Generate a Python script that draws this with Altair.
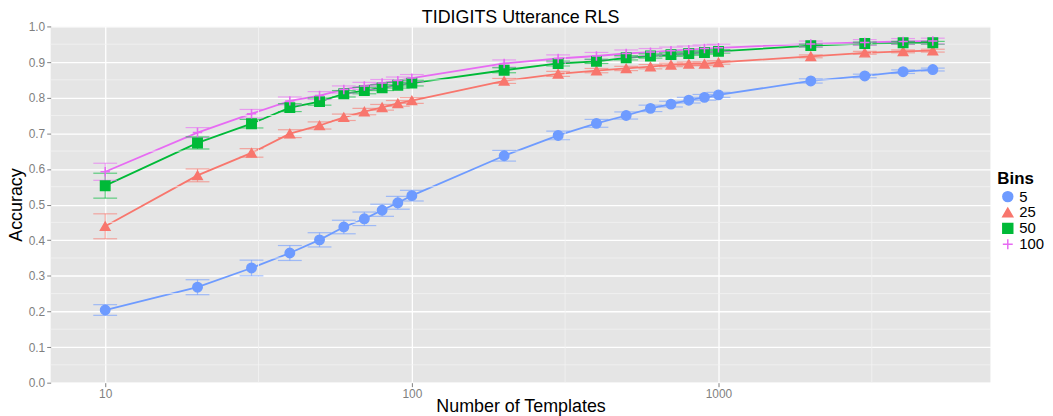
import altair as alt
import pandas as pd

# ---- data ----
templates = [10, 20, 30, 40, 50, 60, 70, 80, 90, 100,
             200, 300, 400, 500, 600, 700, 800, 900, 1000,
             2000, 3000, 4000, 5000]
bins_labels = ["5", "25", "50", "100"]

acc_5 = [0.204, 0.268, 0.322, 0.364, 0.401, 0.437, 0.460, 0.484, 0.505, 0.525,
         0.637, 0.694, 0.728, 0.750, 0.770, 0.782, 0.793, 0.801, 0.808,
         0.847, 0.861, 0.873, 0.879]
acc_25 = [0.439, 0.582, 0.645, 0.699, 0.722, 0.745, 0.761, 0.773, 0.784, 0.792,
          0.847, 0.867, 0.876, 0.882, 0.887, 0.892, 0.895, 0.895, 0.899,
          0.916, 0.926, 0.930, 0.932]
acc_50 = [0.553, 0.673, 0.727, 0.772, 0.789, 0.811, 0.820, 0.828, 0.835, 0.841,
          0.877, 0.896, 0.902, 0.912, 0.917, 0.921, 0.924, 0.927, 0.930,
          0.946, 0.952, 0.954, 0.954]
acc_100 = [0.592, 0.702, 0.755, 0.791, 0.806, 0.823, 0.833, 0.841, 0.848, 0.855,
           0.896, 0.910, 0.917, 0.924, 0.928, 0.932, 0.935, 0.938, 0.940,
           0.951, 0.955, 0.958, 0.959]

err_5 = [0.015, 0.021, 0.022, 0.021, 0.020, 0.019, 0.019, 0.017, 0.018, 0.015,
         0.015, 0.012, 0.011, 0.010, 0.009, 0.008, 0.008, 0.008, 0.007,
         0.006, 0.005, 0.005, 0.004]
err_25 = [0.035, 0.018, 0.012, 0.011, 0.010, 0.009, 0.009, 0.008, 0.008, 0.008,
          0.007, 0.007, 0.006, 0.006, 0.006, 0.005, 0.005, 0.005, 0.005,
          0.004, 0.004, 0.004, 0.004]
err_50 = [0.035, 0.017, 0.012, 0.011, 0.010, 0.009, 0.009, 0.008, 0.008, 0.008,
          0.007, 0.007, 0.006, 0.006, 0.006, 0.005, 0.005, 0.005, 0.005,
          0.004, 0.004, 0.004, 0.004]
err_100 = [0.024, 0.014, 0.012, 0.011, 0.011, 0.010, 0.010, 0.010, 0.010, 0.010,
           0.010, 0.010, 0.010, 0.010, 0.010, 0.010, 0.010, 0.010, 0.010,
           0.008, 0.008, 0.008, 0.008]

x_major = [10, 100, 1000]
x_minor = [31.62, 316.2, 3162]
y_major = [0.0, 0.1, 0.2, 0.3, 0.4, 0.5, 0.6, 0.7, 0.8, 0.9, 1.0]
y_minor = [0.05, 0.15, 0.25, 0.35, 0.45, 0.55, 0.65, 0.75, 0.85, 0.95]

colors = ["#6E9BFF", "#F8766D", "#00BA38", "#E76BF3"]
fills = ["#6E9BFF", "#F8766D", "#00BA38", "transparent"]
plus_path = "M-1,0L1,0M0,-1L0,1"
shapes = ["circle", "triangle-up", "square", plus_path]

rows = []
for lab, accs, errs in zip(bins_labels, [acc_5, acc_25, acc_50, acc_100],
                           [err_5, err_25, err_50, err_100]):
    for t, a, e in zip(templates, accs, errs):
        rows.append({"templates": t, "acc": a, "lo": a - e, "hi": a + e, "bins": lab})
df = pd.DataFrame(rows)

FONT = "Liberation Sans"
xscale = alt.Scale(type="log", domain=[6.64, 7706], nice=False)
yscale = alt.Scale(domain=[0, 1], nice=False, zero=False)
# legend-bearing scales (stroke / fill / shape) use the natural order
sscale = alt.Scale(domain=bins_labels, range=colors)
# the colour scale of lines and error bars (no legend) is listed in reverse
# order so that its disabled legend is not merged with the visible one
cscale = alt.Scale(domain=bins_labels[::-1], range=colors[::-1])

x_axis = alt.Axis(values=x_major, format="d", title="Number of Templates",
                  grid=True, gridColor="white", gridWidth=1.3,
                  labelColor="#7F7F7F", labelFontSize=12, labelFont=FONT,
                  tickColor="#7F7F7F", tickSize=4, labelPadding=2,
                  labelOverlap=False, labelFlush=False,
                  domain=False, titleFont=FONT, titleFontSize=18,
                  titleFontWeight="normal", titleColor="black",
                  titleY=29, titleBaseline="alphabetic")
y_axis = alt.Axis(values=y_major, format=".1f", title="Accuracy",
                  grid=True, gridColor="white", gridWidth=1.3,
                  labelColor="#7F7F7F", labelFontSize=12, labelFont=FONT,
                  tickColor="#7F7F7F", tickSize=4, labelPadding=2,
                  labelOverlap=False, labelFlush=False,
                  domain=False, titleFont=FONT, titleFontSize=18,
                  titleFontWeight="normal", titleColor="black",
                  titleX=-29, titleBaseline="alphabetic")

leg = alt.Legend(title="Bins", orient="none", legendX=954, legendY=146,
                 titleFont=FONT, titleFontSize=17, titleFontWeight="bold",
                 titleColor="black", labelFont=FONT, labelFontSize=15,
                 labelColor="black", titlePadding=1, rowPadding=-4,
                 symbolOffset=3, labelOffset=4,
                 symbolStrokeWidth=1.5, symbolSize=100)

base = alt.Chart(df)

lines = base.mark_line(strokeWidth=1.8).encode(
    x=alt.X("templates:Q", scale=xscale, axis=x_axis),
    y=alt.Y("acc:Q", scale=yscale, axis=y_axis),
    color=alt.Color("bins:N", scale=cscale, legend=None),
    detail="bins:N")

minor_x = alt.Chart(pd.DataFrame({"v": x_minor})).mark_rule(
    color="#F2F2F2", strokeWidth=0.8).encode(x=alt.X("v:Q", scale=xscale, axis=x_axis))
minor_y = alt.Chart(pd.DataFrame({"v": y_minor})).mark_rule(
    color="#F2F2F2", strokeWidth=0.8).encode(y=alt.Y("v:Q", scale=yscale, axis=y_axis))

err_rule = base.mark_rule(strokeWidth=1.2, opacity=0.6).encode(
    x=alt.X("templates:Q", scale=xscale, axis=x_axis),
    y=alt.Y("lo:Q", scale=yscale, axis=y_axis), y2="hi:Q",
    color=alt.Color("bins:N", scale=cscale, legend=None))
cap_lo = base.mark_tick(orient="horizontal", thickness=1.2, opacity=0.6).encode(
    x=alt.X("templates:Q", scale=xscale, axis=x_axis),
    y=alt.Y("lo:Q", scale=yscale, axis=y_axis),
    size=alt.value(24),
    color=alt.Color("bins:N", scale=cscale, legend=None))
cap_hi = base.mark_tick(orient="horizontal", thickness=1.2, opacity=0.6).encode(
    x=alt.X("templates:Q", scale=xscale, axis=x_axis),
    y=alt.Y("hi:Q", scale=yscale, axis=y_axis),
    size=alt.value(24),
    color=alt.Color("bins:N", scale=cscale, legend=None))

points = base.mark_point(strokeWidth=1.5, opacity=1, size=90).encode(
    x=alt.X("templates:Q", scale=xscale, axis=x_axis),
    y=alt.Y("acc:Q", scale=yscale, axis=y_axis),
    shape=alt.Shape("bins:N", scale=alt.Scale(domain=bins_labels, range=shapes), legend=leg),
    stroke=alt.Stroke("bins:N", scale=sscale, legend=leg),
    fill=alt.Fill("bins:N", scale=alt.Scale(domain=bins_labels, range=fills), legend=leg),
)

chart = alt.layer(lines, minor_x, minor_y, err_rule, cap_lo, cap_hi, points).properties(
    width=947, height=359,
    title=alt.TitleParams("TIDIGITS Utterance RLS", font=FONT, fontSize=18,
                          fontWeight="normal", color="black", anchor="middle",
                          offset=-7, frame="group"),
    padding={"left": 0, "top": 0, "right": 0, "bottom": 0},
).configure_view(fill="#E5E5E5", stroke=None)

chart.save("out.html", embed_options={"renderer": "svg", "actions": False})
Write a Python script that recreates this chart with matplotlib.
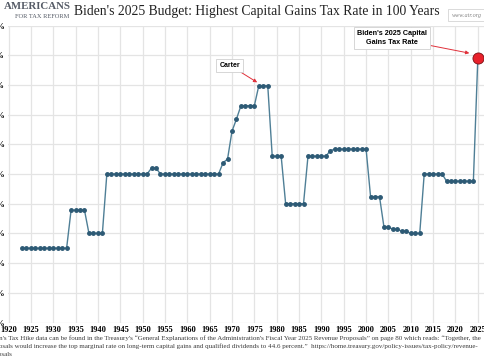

++++

The task: Give again exactly the lines running from the beginning of the material above through the line that contains "0.951, 0.955, 0.958, 0.959]", and leave out every picture.

Task solution:
Generate a Python script that draws this with Altair.
import altair as alt
import pandas as pd

# ---- data ----
templates = [10, 20, 30, 40, 50, 60, 70, 80, 90, 100,
             200, 300, 400, 500, 600, 700, 800, 900, 1000,
             2000, 3000, 4000, 5000]
bins_labels = ["5", "25", "50", "100"]

acc_5 = [0.204, 0.268, 0.322, 0.364, 0.401, 0.437, 0.460, 0.484, 0.505, 0.525,
         0.637, 0.694, 0.728, 0.750, 0.770, 0.782, 0.793, 0.801, 0.808,
         0.847, 0.861, 0.873, 0.879]
acc_25 = [0.439, 0.582, 0.645, 0.699, 0.722, 0.745, 0.761, 0.773, 0.784, 0.792,
          0.847, 0.867, 0.876, 0.882, 0.887, 0.892, 0.895, 0.895, 0.899,
          0.916, 0.926, 0.930, 0.932]
acc_50 = [0.553, 0.673, 0.727, 0.772, 0.789, 0.811, 0.820, 0.828, 0.835, 0.841,
          0.877, 0.896, 0.902, 0.912, 0.917, 0.921, 0.924, 0.927, 0.930,
          0.946, 0.952, 0.954, 0.954]
acc_100 = [0.592, 0.702, 0.755, 0.791, 0.806, 0.823, 0.833, 0.841, 0.848, 0.855,
           0.896, 0.910, 0.917, 0.924, 0.928, 0.932, 0.935, 0.938, 0.940,
           0.951, 0.955, 0.958, 0.959]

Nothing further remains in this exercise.